While there has been Vulkan Video support within Intel’s open-source “ANV” driver since early 2023 and extended over time to handle H.265/HEVC decode, H.264 and H.265 encode, and more, the AV1 decode support has lagged behind until now.
In a new Mesa merge request this week that is pending review, there is Intel ANV Vulkan Video support for decoding AV1 content. This code has been successfully tested with various AV1 content, including 10-bit decoding and features like in-loop super resolution.
This AV1 decode support for Vulkan Video with the Intel Linux driver wasn’t worked on by Intel engineers directly but rather opened by Hyunjun Ko of consulting firm Igalia.

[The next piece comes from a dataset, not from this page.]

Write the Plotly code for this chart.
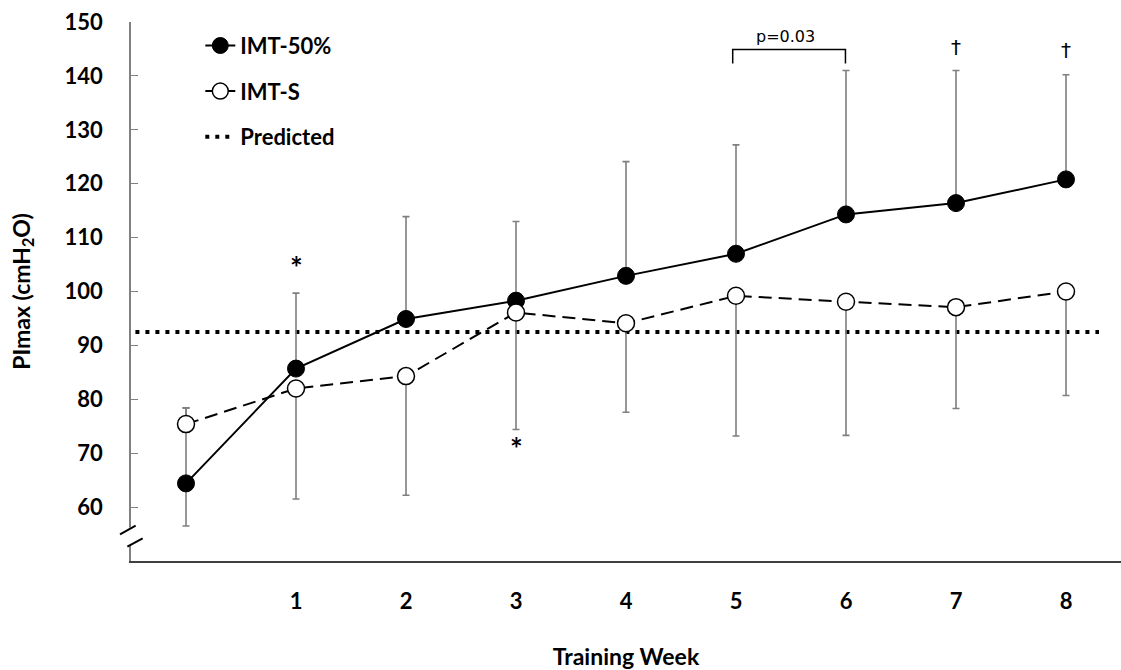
import plotly.graph_objects as go

weeks = [0, 1, 2, 3, 4, 5, 6, 7, 8]
week_labels = ["1", "2", "3", "4", "5", "6", "7", "8"]
week_ticks = [1, 2, 3, 4, 5, 6, 7, 8]

imt50 = [64.4, 85.7, 94.9, 98.3, 102.9, 107.0, 114.3, 116.4, 120.8]
imt50_up = [78.4, 99.7, 113.9, 113.0, 124.1, 127.2, 141.0, 141.0, 140.2]
imt50_low = [56.5, 85.7, 94.9, 98.3, 102.9, 107.0, 114.3, 116.4, 120.8]

imts = [75.4, 82.0, 84.3, 96.1, 94.1, 99.2, 98.1, 97.1, 100.0]
imts_up = [78.4, 82.0, 84.3, 96.1, 94.1, 99.2, 98.1, 97.1, 100.0]
imts_low = [75.4, 61.5, 62.2, 74.4, 77.6, 73.2, 73.3, 78.3, 80.7]

predicted_x = [-0.46, 8.3]
predicted_val = 92.5

yticks = [60, 70, 80, 90, 100, 110, 120, 130, 140, 150]

FONT = "Lato"
ERR_COLOR = "#7f7f7f"

fig = go.Figure()

fig.add_trace(go.Scatter(
    x=predicted_x, y=[predicted_val] * len(predicted_x), mode="lines",
    name="Predicted", line=dict(color="black", width=4, dash="4px,6px"),
    legendgroup="c", legendrank=3, hoverinfo="skip"))

fig.add_trace(go.Scatter(
    x=weeks, y=imt50, mode="lines+markers", name="IMT-50%",
    line=dict(color="black", width=2),
    marker=dict(size=17, color="black", line=dict(color="black", width=1)),
    error_y=dict(type="data", symmetric=False,
                 array=[u - m for u, m in zip(imt50_up, imt50)],
                 arrayminus=[m - l for m, l in zip(imt50, imt50_low)],
                 color=ERR_COLOR, thickness=1.6, width=3.5),
    legendgroup="a", legendrank=1))

fig.add_trace(go.Scatter(
    x=weeks, y=imts, mode="lines+markers", name="IMT-S",
    line=dict(color="black", width=2, dash="13px,7px"),
    marker=dict(size=17, color="white", line=dict(color="black", width=1.5)),
    error_y=dict(type="data", symmetric=False,
                 array=[u - m for u, m in zip(imts_up, imts)],
                 arrayminus=[m - l for m, l in zip(imts, imts_low)],
                 color=ERR_COLOR, thickness=1.6, width=3.5),
    legendgroup="b", legendrank=2))

# significance markers
anno = [
    dict(x=1, y=104.6, text="<b>*</b>", size=30, family=FONT),
    dict(x=3, y=71.0, text="<b>*</b>", size=30, family=FONT),
    dict(x=7, y=145.4, text="†", size=20, family="DejaVu Sans"),
    dict(x=8, y=144.8, text="†", size=20, family="DejaVu Sans"),
    dict(x=5.45, y=147.4, text="p=0.03", size=16, family="DejaVu Sans"),
]
for a in anno:
    fig.add_annotation(x=a["x"], y=a["y"], text=a["text"], showarrow=False,
                       font=dict(size=a["size"], family=a["family"], color="black"))

# p-value bracket
fig.add_shape(type="path", path="M 4.97,142.3 L 4.97,144.9 L 5.995,144.9 L 5.995,142.3",
              line=dict(color="black", width=1.5))

# axis break marks
fig.add_shape(type="rect", xref="paper", yref="y", x0=-0.004, x1=0.004, y0=53.0, y1=56.2,
              fillcolor="white", line=dict(width=0), layer="above")
fig.add_shape(type="line", xref="paper", yref="y", x0=-0.0111, y0=54.95, x1=0.0047, y1=56.55,
              line=dict(color="black", width=2))
fig.add_shape(type="line", xref="paper", yref="y", x0=-0.0037, y0=52.65, x1=0.0118, y1=54.21,
              line=dict(color="black", width=2))

fig.update_layout(
    width=1121, height=670,
    margin=dict(l=131, r=0, t=22, b=109),
    plot_bgcolor="white", paper_bgcolor="white",
    font=dict(family=FONT, color="black"),
    showlegend=True,
    legend=dict(x=0.07, y=0.995, xanchor="left", yanchor="top",
                font=dict(size=22, family=FONT, weight="bold"),
                bgcolor="rgba(0,0,0,0)", tracegroupgap=14,
                traceorder="grouped"),
    xaxis=dict(range=[-0.5, 8.5], tickvals=week_ticks, ticktext=week_labels,
               showgrid=False, zeroline=False, showline=True, linecolor="#404040",
               linewidth=2, ticks="", ticklabelstandoff=20, automargin=False,
               tickfont=dict(size=22, family=FONT, weight="bold"),
               title=dict(text="<b>Training Week</b>", standoff=36,
                          font=dict(size=23, family=FONT))),
    yaxis=dict(range=[50, 150], tickvals=yticks, automargin=False,
               showgrid=False, zeroline=False, showline=True, linecolor="#808080",
               linewidth=1.5, ticks="inside", ticklen=7, tickcolor="#808080",
               ticklabelstandoff=22,
               tickfont=dict(size=22, family=FONT, weight="bold"),
               title=dict(text="<b>PImax (cmH<sub>2</sub>O)</b>", standoff=28,
                          font=dict(size=23, family=FONT))),
)

fig.write_html("out.html", config={"displayModeBar": False},
               post_script="document.body.style.margin='0px';document.body.style.overflow='hidden';")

See this merge request for the pending AV1 Vulkan Video decode support for the Intel open-source Linux driver. It looks like some revisions may be needed as like FFmpeg developer Lynne had reported in the merge request already, video seeking during playback causes a Vulkan “DEVICE_LOST” issue — but the issue also occurs during HEVC handling with the ANV driver too. In any case at least now the AV1 decode for Intel Vulkan Video is on the way for Linux users.
It was back in February of this year when the AV1 decode spec was finalized for Vulkan Video and in turn shortly thereafter Mesa 24.1 saw AV1 decode support within the Radeon RADV driver.